Rotich is on record confirming that the government had spent Sh12 billion to secure funding for the construction of the two dams, with the sum having been paid out to meet set conditions before the actual funding.

“Like any other standard loan facility signed by the government, there are several conditions to be met before funds are available to the borrower and the contractor to commence work,” he said in a press statement published in local dailies at the height of the police investigations in March.

The Sh12 billion was part of the conditions precedent outlined in a financing agreement approved by the Attorney General before the National Treasury signed it on April 18, 2017, he explained at the time.

The amount entailed an arrangement fee of Sh545.9 million, a Sh359.5 million commitment fee, a Sh3.5 million agency fee and a Sh11.1 billion insurance premium paid to an Italian contractor.

According to Rotich, the government-owned Italian firm – Servizi Assicurativi del Commercio Estero (SACE) – was paid a Sh7.8 billion advance fee representing 15 per cent of the contract amount.
The National Treasury at the time denied reports that up to Sh21 billion had been paid out in respect to the construction of Arror, and Kimwarer dams before commencement of works.

The figures provided by the Treasury inclusive of the Sh12 billion loan facilitation fee add up to Sh19.8 billion, with Rotich saying the Sh7.8 billion advance payment was in line with Section 147 (1) the Public Procurement and Asset Disposal Act.

“Under exceptional circumstances advance payment may be granted and shall not exceed 20 per cent of the price of the tender and shall be paid upon submission by the successful tenderer to the procuring entity of an advance payment security equivalent to the advance itself and that security shall be given by a reputable bank or any authorized financial institution issued by a corresponding bank in Kenya recognised by the Central Bank of Kenya, in case the successful tenderer is a foreigner,” the Act provides.

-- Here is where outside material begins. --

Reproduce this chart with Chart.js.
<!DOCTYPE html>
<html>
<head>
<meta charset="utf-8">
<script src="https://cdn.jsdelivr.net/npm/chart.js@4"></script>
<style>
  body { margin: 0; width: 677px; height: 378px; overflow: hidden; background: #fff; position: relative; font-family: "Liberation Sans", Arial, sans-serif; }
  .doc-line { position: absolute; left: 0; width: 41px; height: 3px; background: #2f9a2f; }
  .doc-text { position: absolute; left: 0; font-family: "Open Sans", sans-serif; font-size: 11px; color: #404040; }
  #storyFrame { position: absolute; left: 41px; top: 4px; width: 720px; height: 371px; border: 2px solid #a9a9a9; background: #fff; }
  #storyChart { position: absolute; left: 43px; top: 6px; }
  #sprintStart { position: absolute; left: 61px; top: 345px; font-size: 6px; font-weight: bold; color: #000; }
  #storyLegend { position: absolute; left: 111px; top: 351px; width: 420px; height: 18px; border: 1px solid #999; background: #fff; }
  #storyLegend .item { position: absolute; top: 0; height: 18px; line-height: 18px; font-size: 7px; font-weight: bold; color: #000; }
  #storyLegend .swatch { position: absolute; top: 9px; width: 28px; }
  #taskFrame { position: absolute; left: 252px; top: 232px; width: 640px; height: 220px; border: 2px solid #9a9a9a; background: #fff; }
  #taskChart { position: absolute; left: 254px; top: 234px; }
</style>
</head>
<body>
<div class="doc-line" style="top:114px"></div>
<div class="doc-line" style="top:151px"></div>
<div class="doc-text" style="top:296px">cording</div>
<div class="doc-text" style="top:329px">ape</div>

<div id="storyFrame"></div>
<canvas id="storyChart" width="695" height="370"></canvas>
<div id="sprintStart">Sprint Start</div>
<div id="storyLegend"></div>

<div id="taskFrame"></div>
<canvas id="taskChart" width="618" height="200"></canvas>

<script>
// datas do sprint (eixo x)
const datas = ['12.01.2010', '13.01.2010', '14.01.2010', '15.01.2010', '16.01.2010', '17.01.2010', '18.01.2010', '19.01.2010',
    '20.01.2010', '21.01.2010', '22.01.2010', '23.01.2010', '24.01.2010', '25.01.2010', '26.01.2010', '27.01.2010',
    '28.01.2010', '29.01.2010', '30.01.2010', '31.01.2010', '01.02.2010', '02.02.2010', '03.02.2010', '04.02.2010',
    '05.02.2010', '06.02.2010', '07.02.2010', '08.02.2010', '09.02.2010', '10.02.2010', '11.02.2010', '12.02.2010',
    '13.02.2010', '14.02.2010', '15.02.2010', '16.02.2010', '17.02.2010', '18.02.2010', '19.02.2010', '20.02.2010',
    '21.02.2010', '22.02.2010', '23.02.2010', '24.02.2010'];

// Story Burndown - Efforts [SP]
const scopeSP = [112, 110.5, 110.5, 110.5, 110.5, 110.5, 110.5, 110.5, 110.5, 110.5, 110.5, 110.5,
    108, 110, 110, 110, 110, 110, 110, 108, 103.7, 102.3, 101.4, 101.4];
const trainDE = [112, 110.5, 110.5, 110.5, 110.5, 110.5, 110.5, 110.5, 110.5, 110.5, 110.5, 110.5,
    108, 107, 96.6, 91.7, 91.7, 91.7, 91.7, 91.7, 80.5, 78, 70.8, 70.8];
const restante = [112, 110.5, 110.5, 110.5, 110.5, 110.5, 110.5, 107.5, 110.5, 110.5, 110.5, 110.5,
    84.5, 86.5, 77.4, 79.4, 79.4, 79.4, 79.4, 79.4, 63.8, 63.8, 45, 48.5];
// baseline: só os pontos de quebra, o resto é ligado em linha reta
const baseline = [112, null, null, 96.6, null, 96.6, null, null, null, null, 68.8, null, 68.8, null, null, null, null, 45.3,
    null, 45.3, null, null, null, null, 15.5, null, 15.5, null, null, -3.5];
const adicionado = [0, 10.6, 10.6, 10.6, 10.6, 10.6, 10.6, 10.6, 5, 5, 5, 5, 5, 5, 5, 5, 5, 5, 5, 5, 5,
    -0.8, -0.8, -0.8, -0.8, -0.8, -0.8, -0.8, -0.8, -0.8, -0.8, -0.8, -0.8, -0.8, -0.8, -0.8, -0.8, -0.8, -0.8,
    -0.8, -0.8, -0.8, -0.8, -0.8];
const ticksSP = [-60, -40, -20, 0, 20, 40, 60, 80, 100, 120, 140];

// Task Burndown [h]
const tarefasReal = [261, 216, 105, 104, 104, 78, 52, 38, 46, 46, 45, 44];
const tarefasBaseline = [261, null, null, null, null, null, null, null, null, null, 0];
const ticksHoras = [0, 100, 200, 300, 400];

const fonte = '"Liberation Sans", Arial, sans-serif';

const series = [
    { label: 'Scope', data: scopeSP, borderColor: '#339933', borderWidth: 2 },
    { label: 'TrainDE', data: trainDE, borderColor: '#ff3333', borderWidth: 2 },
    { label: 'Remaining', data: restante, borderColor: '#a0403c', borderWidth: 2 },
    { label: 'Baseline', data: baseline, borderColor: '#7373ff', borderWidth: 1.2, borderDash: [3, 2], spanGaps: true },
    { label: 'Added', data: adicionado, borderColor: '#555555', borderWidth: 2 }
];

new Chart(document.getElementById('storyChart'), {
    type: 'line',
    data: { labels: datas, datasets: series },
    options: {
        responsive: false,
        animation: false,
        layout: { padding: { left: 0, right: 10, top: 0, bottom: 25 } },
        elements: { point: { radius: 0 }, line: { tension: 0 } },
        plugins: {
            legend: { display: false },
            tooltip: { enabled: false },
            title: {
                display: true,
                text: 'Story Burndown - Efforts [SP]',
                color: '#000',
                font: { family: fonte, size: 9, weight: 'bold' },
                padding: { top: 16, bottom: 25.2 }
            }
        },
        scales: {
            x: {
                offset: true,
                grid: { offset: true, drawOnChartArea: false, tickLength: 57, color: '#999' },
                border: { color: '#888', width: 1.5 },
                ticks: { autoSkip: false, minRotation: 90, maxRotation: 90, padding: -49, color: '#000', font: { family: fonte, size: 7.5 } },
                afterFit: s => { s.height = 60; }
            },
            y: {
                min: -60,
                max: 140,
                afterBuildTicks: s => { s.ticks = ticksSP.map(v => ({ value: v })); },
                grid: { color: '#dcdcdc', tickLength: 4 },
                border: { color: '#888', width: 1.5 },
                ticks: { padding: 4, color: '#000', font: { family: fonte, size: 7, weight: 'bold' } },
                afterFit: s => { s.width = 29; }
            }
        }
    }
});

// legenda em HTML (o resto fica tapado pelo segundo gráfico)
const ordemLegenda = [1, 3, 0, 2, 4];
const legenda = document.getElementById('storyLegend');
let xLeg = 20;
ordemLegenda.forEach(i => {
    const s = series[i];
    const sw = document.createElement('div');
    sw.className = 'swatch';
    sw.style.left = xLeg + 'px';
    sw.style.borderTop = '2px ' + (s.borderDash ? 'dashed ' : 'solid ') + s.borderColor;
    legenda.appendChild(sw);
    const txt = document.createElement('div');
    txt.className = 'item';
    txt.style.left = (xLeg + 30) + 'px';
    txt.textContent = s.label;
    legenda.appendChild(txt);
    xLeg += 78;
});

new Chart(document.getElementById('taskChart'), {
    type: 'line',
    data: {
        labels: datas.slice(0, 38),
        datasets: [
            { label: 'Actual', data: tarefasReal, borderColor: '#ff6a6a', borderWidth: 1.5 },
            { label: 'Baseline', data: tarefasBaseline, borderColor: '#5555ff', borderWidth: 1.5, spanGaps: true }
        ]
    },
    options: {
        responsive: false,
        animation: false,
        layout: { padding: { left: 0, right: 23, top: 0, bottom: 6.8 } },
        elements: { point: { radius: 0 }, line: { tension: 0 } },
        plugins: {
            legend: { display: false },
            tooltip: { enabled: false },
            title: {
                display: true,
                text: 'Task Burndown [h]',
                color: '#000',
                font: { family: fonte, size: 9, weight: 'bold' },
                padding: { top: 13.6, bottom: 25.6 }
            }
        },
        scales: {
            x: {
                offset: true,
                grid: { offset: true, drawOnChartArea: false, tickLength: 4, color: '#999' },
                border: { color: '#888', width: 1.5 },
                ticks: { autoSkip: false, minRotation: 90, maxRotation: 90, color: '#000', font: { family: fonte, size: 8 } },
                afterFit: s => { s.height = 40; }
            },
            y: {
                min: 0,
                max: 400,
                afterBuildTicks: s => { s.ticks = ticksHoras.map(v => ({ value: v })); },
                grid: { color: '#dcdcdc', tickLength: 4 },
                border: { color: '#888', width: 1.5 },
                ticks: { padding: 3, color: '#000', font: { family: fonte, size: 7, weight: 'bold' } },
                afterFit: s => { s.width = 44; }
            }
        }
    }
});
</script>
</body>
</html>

Rotich dismissed the alleged financing of the projects without submission of designs saying the procuring ministry – Ministry of East African Community and Regional Development – adopted a design-build model which he argued had been proved to be cheaper and effective.

But Haji disagrees, and has accused him of committing economic crimes.

The design-build model allows the firm contracted to solely engineer, procure, and construct, as well as enter into financing agreements.

The contractor – SACE – covers 85 per cent of an estimated Sh52 billion contract amount with a consortium of banks funding the remaining fifteen per cent.

An Italian banking group, Intesa Sanpaolo, is said to have signed the facility agreement on April 4, 2017 on behalf of three other banks – Paribas Fortis S.AIN.V, UniCredit S.P.A, and UniCredit Bank.

The debate over misappropriation of funds allocated for the construction of the Arror and Kimwarer dams took a new twist Thursday after Deputy President William Ruto dismissed a Sh21 billion figure reported in a section of dailies.

“The money in question is about Sh7 billion and for every coin that has been paid, we have a bank guarantee. No money will be lost because we’re a responsible government; we’ve engaged every arm of government to ensure public resources are safe,” he said during the release of the 2017/18 State of Judiciary and Administration of Justice report.

The DP cautioned against fabrication of information in the fight against corruption saying misleading reports would only derail anti-graft efforts.

“Correct information must be used as we target the fight against corruption so that we can nail the true culprits,” Ruto said.